## Dataset extract

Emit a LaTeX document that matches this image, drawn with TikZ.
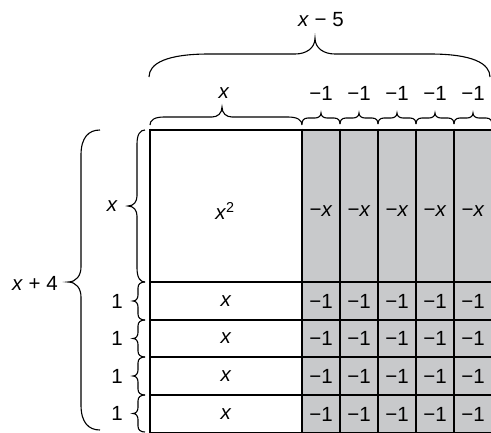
\documentclass[tikz,border=0pt]{standalone}
\usepackage{fontspec}
\setmainfont{Liberation Sans}
\definecolor{cellgray}{RGB}{200,201,203}
% horizontal brace, tip up: x1 x2 y0 xm f h w t
\newcommand{\hbr}[8]{%
  \draw[brc] (#1,#3) .. controls (#1,{#3-0.6*#5}) and ({#1+0.3*#7},{#3-#5}) .. ({#1+#7},{#3-#5})
    -- ({#4-#8},{#3-#5}) .. controls ({#4-0.45*#8},{#3-#5}) and (#4,{#3-#5-0.35*(#6-#5)}) .. (#4,{#3-#6})
    .. controls (#4,{#3-#5-0.35*(#6-#5)}) and ({#4+0.45*#8},{#3-#5}) .. ({#4+#8},{#3-#5})
    -- ({#2-#7},{#3-#5}) .. controls ({#2-0.3*#7},{#3-#5}) and (#2,{#3-0.6*#5}) .. (#2,#3);}
% vertical brace, tip left: y1 y2 x0 ym f h w t
\newcommand{\vbr}[8]{%
  \draw[brc] (#3,#1) .. controls ({#3-0.6*#5},#1) and ({#3-#5},{#1+0.3*#7}) .. ({#3-#5},{#1+#7})
    -- ({#3-#5},{#4-#8}) .. controls ({#3-#5},{#4-0.45*#8}) and ({#3-#5-0.35*(#6-#5)},#4) .. ({#3-#6},#4)
    .. controls ({#3-#5-0.35*(#6-#5)},#4) and ({#3-#5},{#4+0.45*#8}) .. ({#3-#5},{#4+#8})
    -- ({#3-#5},{#2-#7}) .. controls ({#3-#5},{#2-0.3*#7}) and ({#3-0.6*#5},#2) .. (#3,#2);}
\begin{document}
\begin{tikzpicture}[x=1pt,y=-1pt,
  grid/.style={line width=2.8pt, black},
  brc/.style={line width=1.1pt, black},
  lbl/.style={font=\fontsize{20.5}{24}\selectfont, inner sep=0pt}]
\useasboundingbox (0,0) rectangle (491,432);
\clip (0,0) rectangle (491,432);
% shaded region
\fill[cellgray] (302,130) rectangle (495,436);
% grid lines
\foreach \y in {130,282,320,357,395,433} \draw[grid] (150,\y) -- (497,\y);
\foreach \x in {150,302,340,378,416,454} \draw[grid] (\x,128.6) -- (\x,436);
% top braces
\hbr{149}{490}{77}{315}{23}{39}{60}{20}
\hbr{150}{302}{125}{222}{8}{18}{14}{10}
\foreach \k in {0,...,4}{
  \pgfmathsetmacro{\xa}{302+38*\k}
  \pgfmathsetmacro{\xb}{\xa+38}
  \pgfmathsetmacro{\xc}{\xa+19}
  \hbr{\xa}{\xb}{124}{\xc}{6}{11}{6}{6}
}
% left braces
\vbr{130}{430}{100}{282}{19}{32}{25}{15}
\vbr{130}{282}{145}{206}{8}{17}{14}{10}
\vbr{282}{320}{145}{301}{7}{12}{6}{6}
\vbr{320}{357}{145}{338.5}{7}{12}{6}{6}
\vbr{357}{395}{145}{376}{7}{12}{6}{6}
\vbr{395}{432}{145}{413.5}{7}{12}{6}{6}
% labels top
\node[lbl] (tl) at (321,20) {\textit{x} − 5};
\node[lbl] (tx) at (224,93) {\textit{x}};
\foreach \k in {0,...,4}{
  \node[lbl] (tm\k) at ({321+38*\k},93) {−1};
}
% labels left
\node[lbl] (ll) at (35,283) {\textit{x} + 4};
\node[lbl, anchor=east] (lx) at (118,206) {\textit{x}};
\node[lbl, anchor=east] (l1) at (123,301) {1};
\node[lbl, anchor=east] (l2) at (123,338.5) {1};
\node[lbl, anchor=east] (l3) at (123,376) {1};
\node[lbl, anchor=east] (l4) at (123,413.5) {1};
% cell contents
\node[lbl] (sq) at (225,211) {\textit{x}\textsuperscript{2}};
\foreach \k in {0,...,4}{
  \node[lbl] (mx\k) at ({321+38*\k},211) {−\textit{x}};
}
\foreach \r/\yy in {1/301,2/338.5,3/376,4/414}{
  \node[lbl] (rx\r) at (226,\yy) {\textit{x}};
  \foreach \k in {0,...,4}{
    \node[lbl] (c\r\k) at ({321+38*\k},\yy) {−1};
  }
}
\end{tikzpicture}
\end{document}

## Work to complete
Leave out the pictures and give the listing above again exactly.

## Output for this exercise
Emit a LaTeX document that matches this image, drawn with TikZ.
\documentclass[tikz,border=0pt]{standalone}
\usepackage{fontspec}
\setmainfont{Liberation Sans}
\definecolor{cellgray}{RGB}{200,201,203}
% horizontal brace, tip up: x1 x2 y0 xm f h w t
\newcommand{\hbr}[8]{%
  \draw[brc] (#1,#3) .. controls (#1,{#3-0.6*#5}) and ({#1+0.3*#7},{#3-#5}) .. ({#1+#7},{#3-#5})
    -- ({#4-#8},{#3-#5}) .. controls ({#4-0.45*#8},{#3-#5}) and (#4,{#3-#5-0.35*(#6-#5)}) .. (#4,{#3-#6})
    .. controls (#4,{#3-#5-0.35*(#6-#5)}) and ({#4+0.45*#8},{#3-#5}) .. ({#4+#8},{#3-#5})
    -- ({#2-#7},{#3-#5}) .. controls ({#2-0.3*#7},{#3-#5}) and (#2,{#3-0.6*#5}) .. (#2,#3);}
% vertical brace, tip left: y1 y2 x0 ym f h w t
\newcommand{\vbr}[8]{%
  \draw[brc] (#3,#1) .. controls ({#3-0.6*#5},#1) and ({#3-#5},{#1+0.3*#7}) .. ({#3-#5},{#1+#7})
    -- ({#3-#5},{#4-#8}) .. controls ({#3-#5},{#4-0.45*#8}) and ({#3-#5-0.35*(#6-#5)},#4) .. ({#3-#6},#4)
    .. controls ({#3-#5-0.35*(#6-#5)},#4) and ({#3-#5},{#4+0.45*#8}) .. ({#3-#5},{#4+#8})
    -- ({#3-#5},{#2-#7}) .. controls ({#3-#5},{#2-0.3*#7}) and ({#3-0.6*#5},#2) .. (#3,#2);}
\begin{document}
\begin{tikzpicture}[x=1pt,y=-1pt,
  grid/.style={line width=2.8pt, black},
  brc/.style={line width=1.1pt, black},
  lbl/.style={font=\fontsize{20.5}{24}\selectfont, inner sep=0pt}]
\useasboundingbox (0,0) rectangle (491,432);
\clip (0,0) rectangle (491,432);
% shaded region
\fill[cellgray] (302,130) rectangle (495,436);
% grid lines
\foreach \y in {130,282,320,357,395,433} \draw[grid] (150,\y) -- (497,\y);
\foreach \x in {150,302,340,378,416,454} \draw[grid] (\x,128.6) -- (\x,436);
% top braces
\hbr{149}{490}{77}{315}{23}{39}{60}{20}
\hbr{150}{302}{125}{222}{8}{18}{14}{10}
\foreach \k in {0,...,4}{
  \pgfmathsetmacro{\xa}{302+38*\k}
  \pgfmathsetmacro{\xb}{\xa+38}
  \pgfmathsetmacro{\xc}{\xa+19}
  \hbr{\xa}{\xb}{124}{\xc}{6}{11}{6}{6}
}
% left braces
\vbr{130}{430}{100}{282}{19}{32}{25}{15}
\vbr{130}{282}{145}{206}{8}{17}{14}{10}
\vbr{282}{320}{145}{301}{7}{12}{6}{6}
\vbr{320}{357}{145}{338.5}{7}{12}{6}{6}
\vbr{357}{395}{145}{376}{7}{12}{6}{6}
\vbr{395}{432}{145}{413.5}{7}{12}{6}{6}
% labels top
\node[lbl] (tl) at (321,20) {\textit{x} − 5};
\node[lbl] (tx) at (224,93) {\textit{x}};
\foreach \k in {0,...,4}{
  \node[lbl] (tm\k) at ({321+38*\k},93) {−1};
}
% labels left
\node[lbl] (ll) at (35,283) {\textit{x} + 4};
\node[lbl, anchor=east] (lx) at (118,206) {\textit{x}};
\node[lbl, anchor=east] (l1) at (123,301) {1};
\node[lbl, anchor=east] (l2) at (123,338.5) {1};
\node[lbl, anchor=east] (l3) at (123,376) {1};
\node[lbl, anchor=east] (l4) at (123,413.5) {1};
% cell contents
\node[lbl] (sq) at (225,211) {\textit{x}\textsuperscript{2}};
\foreach \k in {0,...,4}{
  \node[lbl] (mx\k) at ({321+38*\k},211) {−\textit{x}};
}
\foreach \r/\yy in {1/301,2/338.5,3/376,4/414}{
  \node[lbl] (rx\r) at (226,\yy) {\textit{x}};
  \foreach \k in {0,...,4}{
    \node[lbl] (c\r\k) at ({321+38*\k},\yy) {−1};
  }
}
\end{tikzpicture}
\end{document}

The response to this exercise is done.